There is nothing more irritating than having to update my phone.
It seems that there is an update every few weeks just as I get the hang of the latest version of an app that is supposed to make my life easier. Keeping up-to-date is a nuisance. A rather modern nuisance.
In a world where we are expected to be in constant update mode, I really appreciate instances where updates aren’t needed…
- I have had my Canadian cell phone number for the last 20 years – actually, it was my husband’s first cell phone number when our daughter was born. We were so excited to upgrade from a pager.
- I have had the same email address for 17 years.
- We held our previous address for 10 years.
- And as you can see from the blog banner above, I haven’t updated this blog in 7 years.
My blog banner above is a picture of my family in the summer of 2010. A friend had taken photos of the family at our local beach.
I had a 8 month old, almost 3 year old, 5 year old, 7 year old, and 12 year old.
These are my kids today:
To be honest, this picture was taken August 2017. This is the most recent picture of the kids that I have with all five of them together.
I was talking about this the other day with another mama, how I needed to update the banner picture. It was a little ridiculous continuing to have it up as it is not representative of the most updated versions of my family.

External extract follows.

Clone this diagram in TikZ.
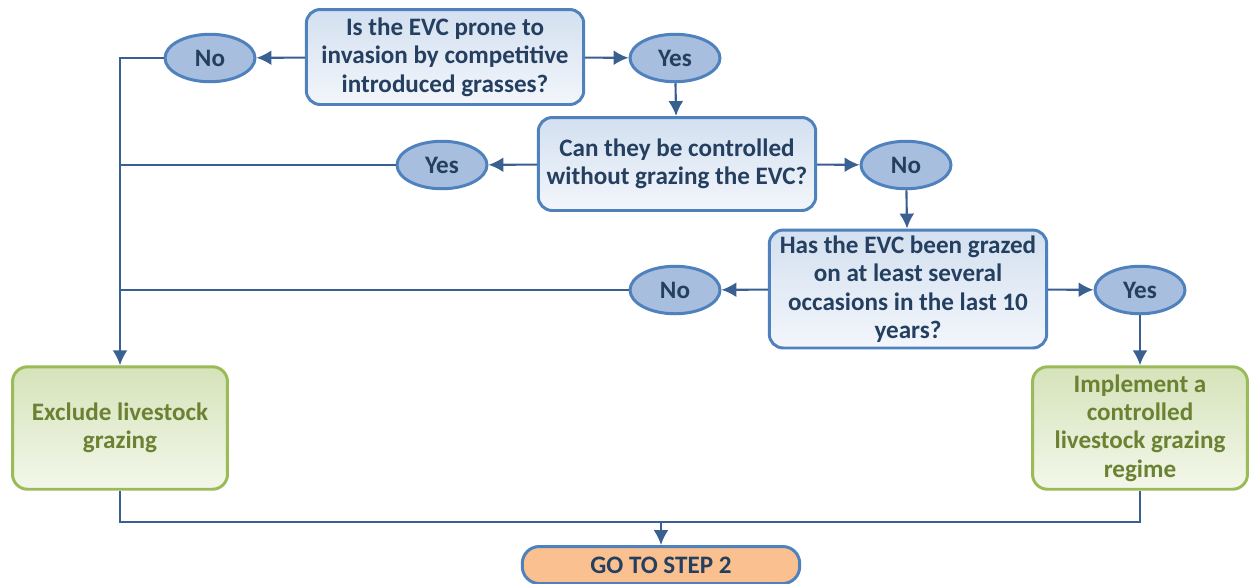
\documentclass[tikz,border=0pt]{standalone}
\usepackage{fontspec}
\setmainfont{Carlito}
\usetikzlibrary{shapes.geometric,arrows.meta}
\definecolor{qline}{HTML}{4F81BD}
\definecolor{qtop}{HTML}{D3E0F0}
\definecolor{qbot}{HTML}{F3F6FB}
\definecolor{ansfill}{HTML}{A7BEDE}
\definecolor{qtext}{HTML}{243F60}
\definecolor{wire}{HTML}{3A6092}
\definecolor{gline}{HTML}{9BBB59}
\definecolor{gtop}{HTML}{D5E3BA}
\definecolor{gbot}{HTML}{F3F7EA}
\definecolor{gtext}{HTML}{6A8232}
\definecolor{gofill}{HTML}{FAC090}
\begin{document}
\begin{tikzpicture}[x=0.02cm,y=-0.02cm,
  font=\fontsize{14.3}{16.2}\selectfont\bfseries,
  question/.style={draw=qline, line width=1.7pt, rounded corners=0.28cm, top color=qtop, bottom color=qbot,
    text=qtext, align=center, minimum width=5.55cm, inner sep=1pt},
  answer/.style={ellipse, draw=qline, line width=1.7pt, fill=ansfill, text=qtext,
    minimum width=1.8cm, minimum height=0.95cm, inner sep=0pt},
  action/.style={draw=gline, line width=1.7pt, rounded corners=0.3cm, top color=gtop, bottom color=gbot,
    text=gtext, align=center, minimum width=4.3cm, minimum height=2.45cm, inner sep=1pt},
  wireline/.style={draw=wire, line width=1.2pt},
  arrow/.style={wireline, -{Latex[length=8.5pt,width=8.5pt]}}]
\useasboundingbox (0,0) rectangle (1251,583);
\node[question, minimum height=1.9cm] (q1) at (445,57) {Is the EVC prone to\\invasion by competitive\\introduced grasses?};
\node[answer] (no1) at (210,58) {No};
\node[answer] (yes1) at (675,58) {Yes};
\node[question, minimum height=1.86cm] (q2) at (677,164) {Can they be controlled\\without grazing the EVC?};
\node[answer] (yes2) at (442,165) {Yes};
\node[answer] (no2) at (906,165) {No};
\node[question, minimum height=2.36cm] (q3) at (908,289) {Has the EVC been grazed\\on at least several\\occasions in the last 10\\years?};
\node[answer] (no3) at (675,290) {No};
\node[answer] (yes3) at (1140,290) {Yes};
\node[action] (excl) at (120,428) {Exclude livestock\\grazing};
\node[action] (impl) at (1140,428) {Implement a\\controlled\\livestock grazing\\regime};
\node[draw=qline, line width=1.7pt, fill=gofill, text=qtext, rounded corners=0.34cm,
  minimum width=5.55cm, minimum height=0.74cm] (goto) at (661,565) {GO TO STEP 2};
\coordinate (j1) at (120,58);
\coordinate (j2) at (120,165);
\coordinate (j3) at (120,290);
\coordinate (jb) at (661,522);
% first question
\draw[arrow] (q1) -- (no1);
\draw[arrow] (q1) -- (yes1);
\draw[arrow] (no1) -- (j1) -- (excl);
\draw[arrow] (yes1) -- (q2);
% second question
\draw[arrow] (q2) -- (yes2);
\draw[arrow] (q2) -- (no2);
\draw[wireline] (yes2) -- (j2);
\draw[arrow] (no2) -- (q3);
% third question
\draw[arrow] (q3) -- (no3);
\draw[arrow] (q3) -- (yes3);
\draw[wireline] (no3) -- (j3);
\draw[arrow] (yes3) -- (impl);
% outcome
\draw[wireline] (excl) -- (excl |- jb) -| (impl);
\draw[arrow] (jb) -- (goto);
\end{tikzpicture}
\end{document}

But the crazy thing is that I often still see them as those munchkins carrying balloons. As hard as I try to see them for who they are in front of me – an almost 20 year old, 14 year old, 12 year old, 10 year old, and 8 year old – I can’t help but wax nostalgic especially when I come to this space and try my best to update it.
I read through posts and remember them as the “littles.”
This blog is an online scrapbook of my life as their mom and our life as a growing family.
I haven’t been ready to move forward here because it’s been a beautiful place to rest and to look back although I haven’t been able to do that after our move because the feeling of longing overwhelms me. A longing for a time and a place that no longer exists and a mixed feeling of gratitude for those times and wishing I could experience it all again but with a wisdom knowing it would come to an end sooner than I thought.
After taking a long hiatus from writing here, I finally visited the blog. I typed in the address and saw the banner. A banner I hadn’t seen in almost 10 months.
I looked at the picture and for the first time, I no longer felt that longing. I had just received a text from my oldest daughter that made my heart accept where we are – a new time and place to create again.
I am finally ready to update it. The purpose of this blog is to journal. This banner stops me from looking at my life right now or even to dream of what our life can look like.
But I will replace it because it is, in the older sense of the word, obsolete. When ob means “away” and the verb solere means “to be used to, be accustomed.”
I had become used to this picture and used to being that mother in the picture while I had already updated that version of me and motherhood years ago.
There is still a definite use for this picture, in a photo book to be looked at when I want to sit with the kids or possibly sit with my grandkids and reminisce. It doesn’t get deleted forever or tossed out like an old cell phone.
However when I come to this blog, I can’t get used to seeing them like this in a place where my writing is dependent on what is happening NOW, when my whole premise for parenting and homeschooling is focused on who they are NOW.
Today is not the day to update that photo but at least I know that I am ready to do it.
One day you will visit here and wonder if you are in the right place.
We live in a world where we can update our status every second of the day, living in a rapid pace of change. I am aiming for somewhere in between this banner picture and a 24/7 ticker tape of my family’s comings and goings.
On a certain level, every story I share here belongs in the past, having already happened which is why it becomes a story for me to tell but I want it to be relatable to the latest version of us, of them, of me. It will be from an observer who lives in that moment of the experience and who only reserves the wee hours of the morning to sit, write, and look back.